Go through the listing and return every line with "this" in it.

-- START OF Information supplied --

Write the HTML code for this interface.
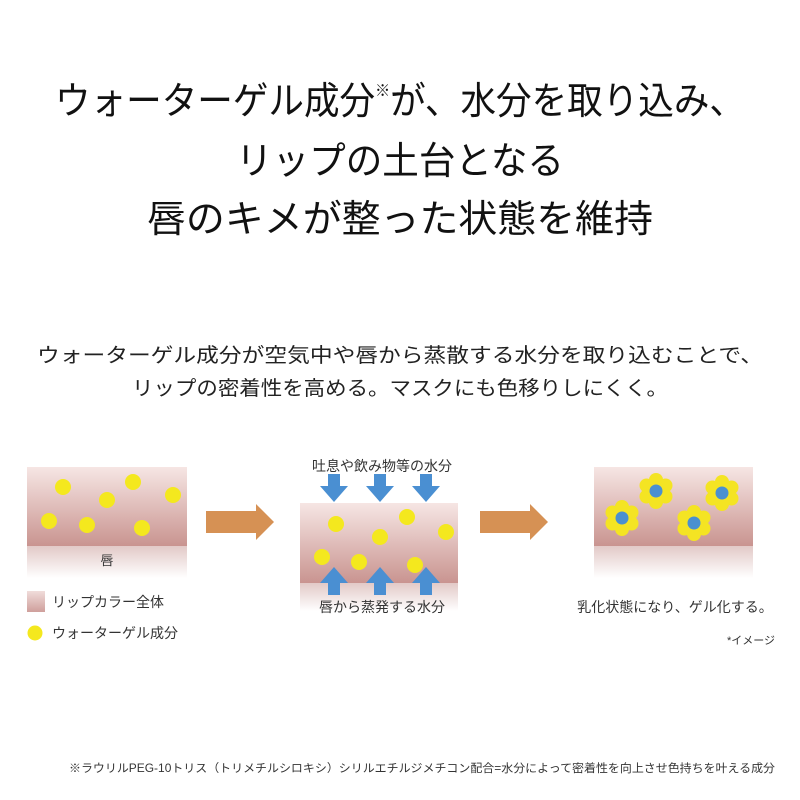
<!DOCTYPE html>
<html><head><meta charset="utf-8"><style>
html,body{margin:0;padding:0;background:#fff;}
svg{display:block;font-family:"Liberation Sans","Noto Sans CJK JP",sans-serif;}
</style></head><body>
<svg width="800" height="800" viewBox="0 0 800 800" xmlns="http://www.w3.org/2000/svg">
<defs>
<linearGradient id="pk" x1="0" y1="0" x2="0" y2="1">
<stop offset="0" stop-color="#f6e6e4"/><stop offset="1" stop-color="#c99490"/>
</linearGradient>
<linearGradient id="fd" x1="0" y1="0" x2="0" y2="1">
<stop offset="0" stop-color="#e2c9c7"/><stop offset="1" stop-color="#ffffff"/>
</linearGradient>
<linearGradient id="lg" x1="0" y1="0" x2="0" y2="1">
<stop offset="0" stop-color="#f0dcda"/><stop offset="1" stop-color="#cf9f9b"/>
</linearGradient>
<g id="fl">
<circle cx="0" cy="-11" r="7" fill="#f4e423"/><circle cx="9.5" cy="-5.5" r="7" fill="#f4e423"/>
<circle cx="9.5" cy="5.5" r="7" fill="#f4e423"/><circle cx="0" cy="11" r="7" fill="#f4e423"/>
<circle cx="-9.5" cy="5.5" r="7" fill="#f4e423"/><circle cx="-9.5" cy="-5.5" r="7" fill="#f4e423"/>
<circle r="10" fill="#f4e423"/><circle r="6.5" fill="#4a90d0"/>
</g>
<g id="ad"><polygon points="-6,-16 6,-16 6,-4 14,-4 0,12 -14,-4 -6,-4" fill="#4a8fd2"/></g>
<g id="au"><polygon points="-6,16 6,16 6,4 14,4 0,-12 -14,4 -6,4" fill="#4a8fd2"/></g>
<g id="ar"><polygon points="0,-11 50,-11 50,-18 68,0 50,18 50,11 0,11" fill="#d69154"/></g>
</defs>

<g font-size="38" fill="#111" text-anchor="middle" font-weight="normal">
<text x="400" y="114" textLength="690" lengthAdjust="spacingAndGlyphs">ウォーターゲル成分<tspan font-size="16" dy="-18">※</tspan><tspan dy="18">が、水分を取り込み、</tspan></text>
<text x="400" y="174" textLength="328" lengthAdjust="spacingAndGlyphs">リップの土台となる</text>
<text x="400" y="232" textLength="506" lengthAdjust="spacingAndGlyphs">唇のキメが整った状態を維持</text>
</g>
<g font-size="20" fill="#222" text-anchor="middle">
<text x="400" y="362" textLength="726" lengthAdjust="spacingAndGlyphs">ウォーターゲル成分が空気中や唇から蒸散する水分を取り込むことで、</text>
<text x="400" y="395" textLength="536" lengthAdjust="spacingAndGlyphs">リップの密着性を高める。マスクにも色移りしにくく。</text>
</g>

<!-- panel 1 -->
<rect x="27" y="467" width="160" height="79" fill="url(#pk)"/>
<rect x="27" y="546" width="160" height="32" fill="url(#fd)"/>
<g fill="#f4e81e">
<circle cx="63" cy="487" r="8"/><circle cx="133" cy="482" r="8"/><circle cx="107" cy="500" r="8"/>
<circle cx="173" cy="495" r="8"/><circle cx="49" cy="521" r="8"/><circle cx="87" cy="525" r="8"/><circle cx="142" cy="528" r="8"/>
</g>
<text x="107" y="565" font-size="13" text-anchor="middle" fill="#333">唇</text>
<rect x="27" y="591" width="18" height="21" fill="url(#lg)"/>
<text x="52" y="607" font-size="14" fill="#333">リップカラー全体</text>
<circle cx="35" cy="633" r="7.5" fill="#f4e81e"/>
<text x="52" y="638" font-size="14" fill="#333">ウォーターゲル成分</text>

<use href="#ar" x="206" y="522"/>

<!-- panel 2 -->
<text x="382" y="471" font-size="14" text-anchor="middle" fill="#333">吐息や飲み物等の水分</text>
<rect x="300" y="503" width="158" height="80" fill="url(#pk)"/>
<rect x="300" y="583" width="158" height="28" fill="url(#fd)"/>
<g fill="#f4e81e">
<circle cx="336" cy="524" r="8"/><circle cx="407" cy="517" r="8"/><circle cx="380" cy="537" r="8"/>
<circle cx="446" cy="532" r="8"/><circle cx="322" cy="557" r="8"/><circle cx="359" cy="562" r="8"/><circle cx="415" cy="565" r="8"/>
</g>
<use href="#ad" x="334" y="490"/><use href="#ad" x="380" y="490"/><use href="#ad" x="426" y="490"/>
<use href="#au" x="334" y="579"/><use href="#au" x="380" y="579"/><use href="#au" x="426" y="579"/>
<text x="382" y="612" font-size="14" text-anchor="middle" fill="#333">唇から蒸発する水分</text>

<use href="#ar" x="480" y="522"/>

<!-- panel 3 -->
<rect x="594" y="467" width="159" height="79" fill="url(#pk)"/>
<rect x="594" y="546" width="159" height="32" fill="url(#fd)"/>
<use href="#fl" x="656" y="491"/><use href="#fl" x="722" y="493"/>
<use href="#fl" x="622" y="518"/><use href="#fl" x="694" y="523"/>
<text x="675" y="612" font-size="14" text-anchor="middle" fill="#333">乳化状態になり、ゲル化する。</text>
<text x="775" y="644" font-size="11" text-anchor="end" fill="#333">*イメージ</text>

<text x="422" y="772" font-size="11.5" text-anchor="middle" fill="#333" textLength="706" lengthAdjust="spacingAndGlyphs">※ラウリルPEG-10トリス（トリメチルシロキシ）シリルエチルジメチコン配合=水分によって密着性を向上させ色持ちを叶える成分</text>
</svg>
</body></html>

-- END OF Information supplied --
-- START OF Information supplied --

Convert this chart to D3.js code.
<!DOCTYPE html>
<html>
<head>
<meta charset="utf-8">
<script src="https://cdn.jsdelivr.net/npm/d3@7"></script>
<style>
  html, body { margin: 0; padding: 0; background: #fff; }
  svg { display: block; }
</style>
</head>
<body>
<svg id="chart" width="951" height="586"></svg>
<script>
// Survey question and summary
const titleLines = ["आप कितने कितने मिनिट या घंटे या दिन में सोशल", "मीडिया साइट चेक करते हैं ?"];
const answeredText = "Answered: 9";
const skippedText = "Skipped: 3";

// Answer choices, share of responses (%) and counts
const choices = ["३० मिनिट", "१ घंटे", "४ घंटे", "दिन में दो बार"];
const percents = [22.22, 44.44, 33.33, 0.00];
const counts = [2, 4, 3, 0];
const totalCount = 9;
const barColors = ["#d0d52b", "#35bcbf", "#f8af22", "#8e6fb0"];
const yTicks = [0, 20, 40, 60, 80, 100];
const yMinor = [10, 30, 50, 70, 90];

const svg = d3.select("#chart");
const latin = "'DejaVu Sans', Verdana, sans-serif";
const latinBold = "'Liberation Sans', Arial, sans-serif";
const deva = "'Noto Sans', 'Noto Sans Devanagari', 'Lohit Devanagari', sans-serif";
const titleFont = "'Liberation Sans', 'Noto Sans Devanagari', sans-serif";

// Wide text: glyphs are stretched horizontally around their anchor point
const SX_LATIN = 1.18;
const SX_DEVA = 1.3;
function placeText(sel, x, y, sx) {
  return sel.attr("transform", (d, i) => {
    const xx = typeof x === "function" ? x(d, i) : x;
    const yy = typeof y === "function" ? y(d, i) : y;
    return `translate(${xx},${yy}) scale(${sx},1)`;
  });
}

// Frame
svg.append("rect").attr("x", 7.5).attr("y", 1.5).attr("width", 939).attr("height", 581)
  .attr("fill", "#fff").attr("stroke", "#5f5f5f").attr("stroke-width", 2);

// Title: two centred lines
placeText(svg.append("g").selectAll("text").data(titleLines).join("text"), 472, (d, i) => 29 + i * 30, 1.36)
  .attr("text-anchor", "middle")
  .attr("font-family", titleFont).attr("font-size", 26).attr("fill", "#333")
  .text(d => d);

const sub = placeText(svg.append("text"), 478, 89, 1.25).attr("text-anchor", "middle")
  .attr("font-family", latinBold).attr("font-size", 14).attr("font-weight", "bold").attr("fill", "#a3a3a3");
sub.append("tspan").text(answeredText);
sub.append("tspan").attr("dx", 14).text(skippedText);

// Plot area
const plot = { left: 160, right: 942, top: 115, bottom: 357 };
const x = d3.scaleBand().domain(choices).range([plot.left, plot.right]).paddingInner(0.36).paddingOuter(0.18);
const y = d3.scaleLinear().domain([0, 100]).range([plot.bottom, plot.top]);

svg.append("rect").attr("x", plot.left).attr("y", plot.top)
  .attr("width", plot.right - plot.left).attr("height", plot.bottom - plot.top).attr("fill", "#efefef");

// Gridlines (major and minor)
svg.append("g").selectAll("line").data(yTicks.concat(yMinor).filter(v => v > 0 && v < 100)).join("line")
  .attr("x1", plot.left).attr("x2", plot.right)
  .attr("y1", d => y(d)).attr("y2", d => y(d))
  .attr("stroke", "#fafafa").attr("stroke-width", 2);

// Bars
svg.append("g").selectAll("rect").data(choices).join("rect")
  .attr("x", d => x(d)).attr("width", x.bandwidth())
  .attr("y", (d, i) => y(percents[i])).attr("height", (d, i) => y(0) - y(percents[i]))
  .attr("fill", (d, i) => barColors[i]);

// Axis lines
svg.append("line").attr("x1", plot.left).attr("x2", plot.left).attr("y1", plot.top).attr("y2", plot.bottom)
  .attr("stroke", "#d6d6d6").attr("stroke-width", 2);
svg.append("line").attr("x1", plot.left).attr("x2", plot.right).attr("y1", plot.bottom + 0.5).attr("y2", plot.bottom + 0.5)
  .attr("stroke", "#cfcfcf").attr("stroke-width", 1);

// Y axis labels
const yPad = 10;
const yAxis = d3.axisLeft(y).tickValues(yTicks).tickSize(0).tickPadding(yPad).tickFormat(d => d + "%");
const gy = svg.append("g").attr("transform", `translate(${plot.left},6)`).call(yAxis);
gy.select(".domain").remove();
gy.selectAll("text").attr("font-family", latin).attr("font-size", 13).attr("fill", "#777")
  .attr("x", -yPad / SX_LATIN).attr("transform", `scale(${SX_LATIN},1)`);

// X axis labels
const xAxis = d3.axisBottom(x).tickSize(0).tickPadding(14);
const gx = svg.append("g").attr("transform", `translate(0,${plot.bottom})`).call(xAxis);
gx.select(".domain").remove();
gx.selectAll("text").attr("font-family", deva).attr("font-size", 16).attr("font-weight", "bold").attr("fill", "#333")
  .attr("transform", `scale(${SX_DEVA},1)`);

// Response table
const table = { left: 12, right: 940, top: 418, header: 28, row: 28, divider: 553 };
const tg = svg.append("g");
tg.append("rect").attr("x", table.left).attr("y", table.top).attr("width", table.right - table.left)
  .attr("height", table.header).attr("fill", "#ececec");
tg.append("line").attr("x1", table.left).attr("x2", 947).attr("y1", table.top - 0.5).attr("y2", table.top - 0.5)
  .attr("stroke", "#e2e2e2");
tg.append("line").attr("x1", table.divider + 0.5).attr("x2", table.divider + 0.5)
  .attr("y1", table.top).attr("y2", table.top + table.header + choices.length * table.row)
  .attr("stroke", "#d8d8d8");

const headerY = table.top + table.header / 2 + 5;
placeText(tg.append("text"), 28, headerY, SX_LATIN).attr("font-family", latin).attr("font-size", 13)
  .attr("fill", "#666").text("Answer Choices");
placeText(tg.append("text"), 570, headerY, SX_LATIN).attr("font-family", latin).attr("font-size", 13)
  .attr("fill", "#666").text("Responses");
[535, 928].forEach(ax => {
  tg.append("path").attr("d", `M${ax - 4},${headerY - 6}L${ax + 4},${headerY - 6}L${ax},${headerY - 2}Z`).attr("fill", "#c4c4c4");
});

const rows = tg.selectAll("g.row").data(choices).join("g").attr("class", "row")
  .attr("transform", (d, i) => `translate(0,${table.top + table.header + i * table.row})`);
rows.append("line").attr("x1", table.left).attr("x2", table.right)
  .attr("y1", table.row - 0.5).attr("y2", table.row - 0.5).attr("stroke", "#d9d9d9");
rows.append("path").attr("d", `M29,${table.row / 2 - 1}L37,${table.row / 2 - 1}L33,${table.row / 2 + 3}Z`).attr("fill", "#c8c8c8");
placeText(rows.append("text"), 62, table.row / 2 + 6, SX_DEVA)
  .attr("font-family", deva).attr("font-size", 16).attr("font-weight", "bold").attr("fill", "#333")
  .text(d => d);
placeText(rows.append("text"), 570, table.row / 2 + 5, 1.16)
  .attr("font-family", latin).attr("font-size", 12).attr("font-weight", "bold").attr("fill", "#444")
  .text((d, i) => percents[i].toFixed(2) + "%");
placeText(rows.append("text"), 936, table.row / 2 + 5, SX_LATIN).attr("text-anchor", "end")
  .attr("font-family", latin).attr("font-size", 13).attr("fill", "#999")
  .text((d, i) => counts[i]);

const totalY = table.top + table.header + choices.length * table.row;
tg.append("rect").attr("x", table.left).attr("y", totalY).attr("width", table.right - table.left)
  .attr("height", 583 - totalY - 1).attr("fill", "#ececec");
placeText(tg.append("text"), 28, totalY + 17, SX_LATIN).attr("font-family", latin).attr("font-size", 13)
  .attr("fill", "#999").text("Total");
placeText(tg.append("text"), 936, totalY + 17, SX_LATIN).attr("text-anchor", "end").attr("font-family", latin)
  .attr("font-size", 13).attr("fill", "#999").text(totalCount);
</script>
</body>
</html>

-- END OF Information supplied --

▸ **Task response**:
Write the HTML code for this interface.
Convert this chart to D3.js code.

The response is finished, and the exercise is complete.